--- Begin ---

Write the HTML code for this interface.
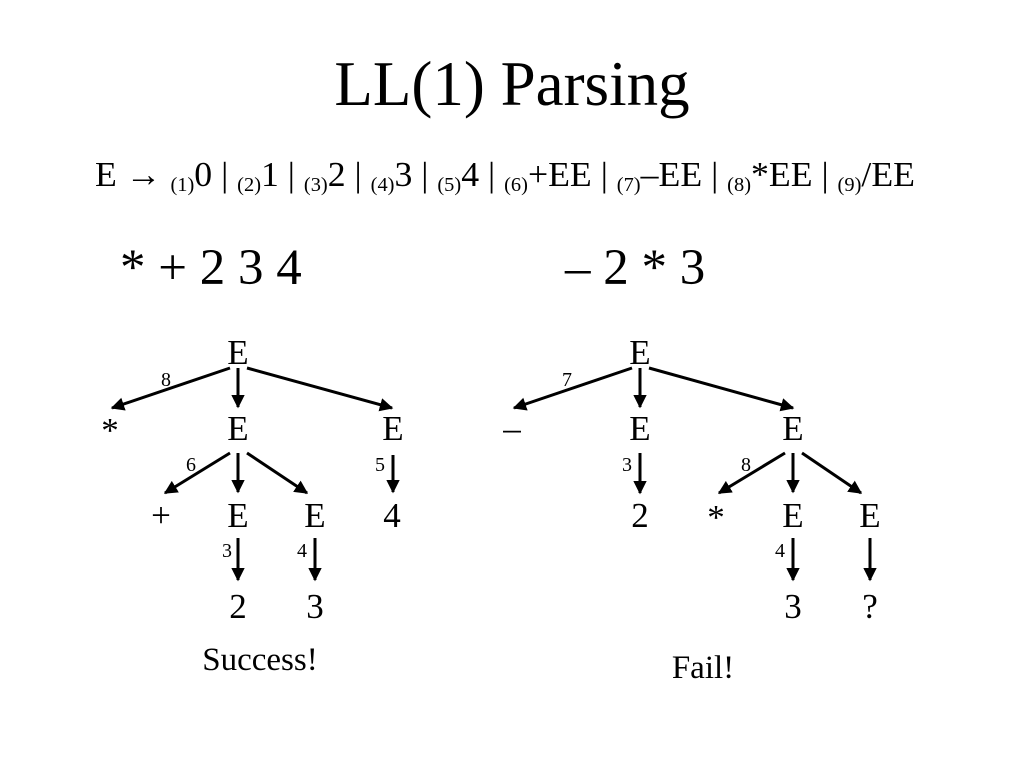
<!DOCTYPE html>
<html><head><meta charset="utf-8"><style>
html,body{margin:0;padding:0;background:#fff}
svg{display:block}
text{font-family:"Liberation Serif",serif;fill:#000}
</style></head><body>
<svg width="1024" height="768" viewBox="0 0 1024 768" xmlns="http://www.w3.org/2000/svg">
<defs><marker id="a" viewBox="0 0 10 10" refX="9" refY="5" markerWidth="4.5" markerHeight="4.5" orient="auto"><path d="M0,0L10,5L0,10z" fill="#000"/></marker></defs>
<text x="512" y="105" font-size="63" text-anchor="middle">LL(1) Parsing</text>
<text x="95" y="186" font-size="35" textLength="820" lengthAdjust="spacingAndGlyphs">E → <tspan font-size="20" dy="5">(1)</tspan><tspan dy="-5">0 | </tspan><tspan font-size="20" dy="5">(2)</tspan><tspan dy="-5">1 | </tspan><tspan font-size="20" dy="5">(3)</tspan><tspan dy="-5">2 | </tspan><tspan font-size="20" dy="5">(4)</tspan><tspan dy="-5">3 | </tspan><tspan font-size="20" dy="5">(5)</tspan><tspan dy="-5">4 | </tspan><tspan font-size="20" dy="5">(6)</tspan><tspan dy="-5">+EE | </tspan><tspan font-size="20" dy="5">(7)</tspan><tspan dy="-5">–EE | </tspan><tspan font-size="20" dy="5">(8)</tspan><tspan dy="-5">*EE | </tspan><tspan font-size="20" dy="5">(9)</tspan><tspan dy="-5">/EE</tspan></text>
<text x="120" y="284" font-size="51">* + 2 3 4</text>
<text x="565" y="284" font-size="51">– 2 * 3</text>
<g font-size="35" text-anchor="middle">
<text x="238" y="364">E</text>
<text x="110" y="442">*</text><text x="238" y="440">E</text><text x="393" y="440">E</text>
<text x="161" y="527">+</text><text x="238" y="527">E</text><text x="315" y="527">E</text><text x="392" y="527">4</text>
<text x="238" y="618">2</text><text x="315" y="618">3</text>
<text x="640" y="364">E</text>
<text x="512" y="440">–</text><text x="640" y="440">E</text><text x="793" y="440">E</text>
<text x="640" y="527">2</text><text x="716" y="529">*</text><text x="793" y="527">E</text><text x="870" y="527">E</text>
<text x="793" y="618">3</text><text x="870" y="618">?</text>
</g>
<g font-size="20" text-anchor="middle">
<text x="166" y="386">8</text><text x="191" y="471">6</text><text x="380" y="471">5</text>
<text x="227" y="557">3</text><text x="302" y="557">4</text>
<text x="567" y="386">7</text><text x="627" y="471">3</text><text x="746" y="471">8</text><text x="780" y="557">4</text>
</g>
<text x="260" y="670" font-size="33" text-anchor="middle">Success!</text>
<text x="703" y="678" font-size="33" text-anchor="middle">Fail!</text>
<g stroke="#000" stroke-width="3" marker-end="url(#a)">
<line x1="230" y1="368" x2="112" y2="408"/>
<line x1="238" y1="368" x2="238" y2="407"/>
<line x1="247" y1="368" x2="392" y2="408"/>
<line x1="230" y1="453" x2="165" y2="493"/>
<line x1="238" y1="453" x2="238" y2="492"/>
<line x1="247" y1="453" x2="307" y2="493"/>
<line x1="393" y1="455" x2="393" y2="492"/>
<line x1="238" y1="538" x2="238" y2="580"/>
<line x1="315" y1="538" x2="315" y2="580"/>
<line x1="632" y1="368" x2="514" y2="408"/>
<line x1="640" y1="368" x2="640" y2="407"/>
<line x1="649" y1="368" x2="793" y2="408"/>
<line x1="640" y1="453" x2="640" y2="493"/>
<line x1="785" y1="453" x2="719" y2="493"/>
<line x1="793" y1="453" x2="793" y2="492"/>
<line x1="802" y1="453" x2="861" y2="493"/>
<line x1="793" y1="538" x2="793" y2="580"/>
<line x1="870" y1="538" x2="870" y2="580"/>
</g>
</svg>
</body></html>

--- End ---

What is asked>
Output an exact copy of the material, with the pictures removed.

Complete output>
Write the HTML code for this interface.
<!DOCTYPE html>
<html><head><meta charset="utf-8"><style>
html,body{margin:0;padding:0;background:#fff}
svg{display:block}
text{font-family:"Liberation Serif",serif;fill:#000}
</style></head><body>
<svg width="1024" height="768" viewBox="0 0 1024 768" xmlns="http://www.w3.org/2000/svg">
<defs><marker id="a" viewBox="0 0 10 10" refX="9" refY="5" markerWidth="4.5" markerHeight="4.5" orient="auto"><path d="M0,0L10,5L0,10z" fill="#000"/></marker></defs>
<text x="512" y="105" font-size="63" text-anchor="middle">LL(1) Parsing</text>
<text x="95" y="186" font-size="35" textLength="820" lengthAdjust="spacingAndGlyphs">E → <tspan font-size="20" dy="5">(1)</tspan><tspan dy="-5">0 | </tspan><tspan font-size="20" dy="5">(2)</tspan><tspan dy="-5">1 | </tspan><tspan font-size="20" dy="5">(3)</tspan><tspan dy="-5">2 | </tspan><tspan font-size="20" dy="5">(4)</tspan><tspan dy="-5">3 | </tspan><tspan font-size="20" dy="5">(5)</tspan><tspan dy="-5">4 | </tspan><tspan font-size="20" dy="5">(6)</tspan><tspan dy="-5">+EE | </tspan><tspan font-size="20" dy="5">(7)</tspan><tspan dy="-5">–EE | </tspan><tspan font-size="20" dy="5">(8)</tspan><tspan dy="-5">*EE | </tspan><tspan font-size="20" dy="5">(9)</tspan><tspan dy="-5">/EE</tspan></text>
<text x="120" y="284" font-size="51">* + 2 3 4</text>
<text x="565" y="284" font-size="51">– 2 * 3</text>
<g font-size="35" text-anchor="middle">
<text x="238" y="364">E</text>
<text x="110" y="442">*</text><text x="238" y="440">E</text><text x="393" y="440">E</text>
<text x="161" y="527">+</text><text x="238" y="527">E</text><text x="315" y="527">E</text><text x="392" y="527">4</text>
<text x="238" y="618">2</text><text x="315" y="618">3</text>
<text x="640" y="364">E</text>
<text x="512" y="440">–</text><text x="640" y="440">E</text><text x="793" y="440">E</text>
<text x="640" y="527">2</text><text x="716" y="529">*</text><text x="793" y="527">E</text><text x="870" y="527">E</text>
<text x="793" y="618">3</text><text x="870" y="618">?</text>
</g>
<g font-size="20" text-anchor="middle">
<text x="166" y="386">8</text><text x="191" y="471">6</text><text x="380" y="471">5</text>
<text x="227" y="557">3</text><text x="302" y="557">4</text>
<text x="567" y="386">7</text><text x="627" y="471">3</text><text x="746" y="471">8</text><text x="780" y="557">4</text>
</g>
<text x="260" y="670" font-size="33" text-anchor="middle">Success!</text>
<text x="703" y="678" font-size="33" text-anchor="middle">Fail!</text>
<g stroke="#000" stroke-width="3" marker-end="url(#a)">
<line x1="230" y1="368" x2="112" y2="408"/>
<line x1="238" y1="368" x2="238" y2="407"/>
<line x1="247" y1="368" x2="392" y2="408"/>
<line x1="230" y1="453" x2="165" y2="493"/>
<line x1="238" y1="453" x2="238" y2="492"/>
<line x1="247" y1="453" x2="307" y2="493"/>
<line x1="393" y1="455" x2="393" y2="492"/>
<line x1="238" y1="538" x2="238" y2="580"/>
<line x1="315" y1="538" x2="315" y2="580"/>
<line x1="632" y1="368" x2="514" y2="408"/>
<line x1="640" y1="368" x2="640" y2="407"/>
<line x1="649" y1="368" x2="793" y2="408"/>
<line x1="640" y1="453" x2="640" y2="493"/>
<line x1="785" y1="453" x2="719" y2="493"/>
<line x1="793" y1="453" x2="793" y2="492"/>
<line x1="802" y1="453" x2="861" y2="493"/>
<line x1="793" y1="538" x2="793" y2="580"/>
<line x1="870" y1="538" x2="870" y2="580"/>
</g>
</svg>
</body></html>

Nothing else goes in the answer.